In a report published February 14,
2011, the
EPA Office of Inspector General (“OIG”) flunked 35 of the 35 Phase I
Environmental Site Assessments (“Phase I ESAs”) prepared by environmental
professionals. The reports had been used
by EPA in support of approximately $2.1 million in brownfields grants. Is this sampling typical of Phase I ESAs? In our experience, yes. And these deficiencies could place the
landowner, purchaser or tenant at risk of incurring liability for the purchase
or use of brownfield properties. They
could also lead to bad business decisions and improper or even dangerous
decisions regarding uses of brownfield properties, possibly threatening human
health and the environment.
In 2002, Congress amended CERCLA (the
federal Superfund statute) to provide certain statutory defenses to liability
for releases or threatened releases of hazardous substances that may endanger
public health or the environment. These
so-called “brownfield defenses” are dependent upon the undertaking of an “all
appropriate inquiries” (AAI) evaluation by an environmental professional, and
for most of the defenses, a conclusion that there is no reason to believe that a
release of hazardous substances has taken place and that there is not likely
the potential for environmental contamination. These reports are known commonly as Phase I ESAs
and are a staple in commercial real estate transactions. However, as the OIG recently reported, every
single one of the Phase I ESAs they reviewed were deficient in some way.
The main problems that the OIG found
were:
- None of the 35 reports included the
required statement certifying the qualifications of the Environmental
Professional (EP) who conducted the investigation and prepared the report. Sixteen of the 35 reports (46 percent) had a
statement, but it deviated from the one specifically required by federal law. Among the 16, either no statement was included
or the required statement was abbreviated or modified. The remaining 19 reports (54 percent)
generally contained all three required sentences of the statement, but included
inconsistent wording. For example,
several statements used the terms “we” and “our” when only one EP signed the
qualifications statement.
- Seven of the 35 reports (20 percent)
did not include a statement regarding data gaps, which could result in the
erroneous conclusion that there were none.
- All 35 reports failed to include the
required EP opinion statement in the conclusion section of the report. Of these, 33 reports (94 percent) included
deviations from the required opinion statement, such as missing, abbreviated,
or modified sentences (“I” instead of the name of the environmental firm, or
“general” conformance statements rather than definitive ones). The remaining two reports generally contained
all parts of the statement, but also included some minor deviations, such as rewording
or additional wording and omissions that do not alter the meaning of the
statement.
- Most baffling of all, 9 of the 35
reports (26 percent) were not even signed by the responsible EP.

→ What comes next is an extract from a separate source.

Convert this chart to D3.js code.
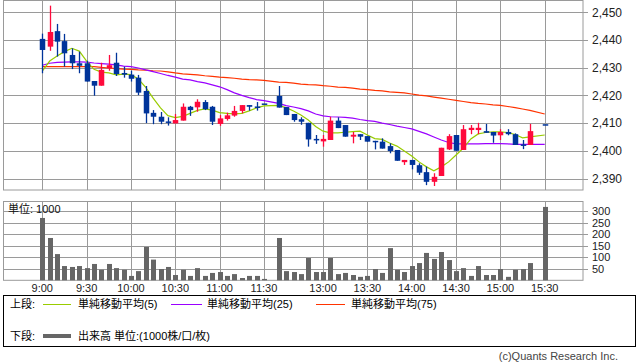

Users of a Phase I ESA usually just want
to know if they have a “clean environmental report.” They are placing a tremendous amount of reliance
on the environmental professional to get it right. As the OIG’s report illustrates, however, many
EPs are not “dotting their I’s and crossing their T’s” when it comes to the Phase
I ESA reports. What if the EP gets the
conclusion wrong? What if there is,
indeed, hazardous waste on the property?
Or what if the user knows there is contamination the property and purchases
it anyway, expecting to take advantage of the bona fide prospective purchaser
defense after conducting a risk assessment without digging anything up, only to
find years later that the EP missed a massive plume of the same contaminant?
Is
it the EP’s job – and ultimately their responsibility – to get these Phase I
ESA reports right? Absolutely. However, if the EP is uninsured or
underinsured, that may well be of little to no help to the user of the
report. In addition, most EPs attempt to limit their
liability to a fixed amount in the fine print of their contracts, many times
attempting to restrict their potential exposure to the amount paid for the
report. Whether these attempts by the
EPs are successful or not is a topic for another day. Nevertheless, it seems that users relying on
these AAI reports are taking a risky gamble without a thorough review by an
environmental attorney. To be fair, most
environmental professionals do a thorough job.
Most of the time, there was nothing wrong with the investigation they
conducted or the conclusion they reached; but their reports were technically
insufficient. In some instances, the OIG
was clearly nitpicking the reports, but lawsuits have been known to turn on
less. With these reports increasingly
becoming a commodity, it is good for all concerned to have a trained set of
eyes to review the work. The cost of
missing something could be crippling.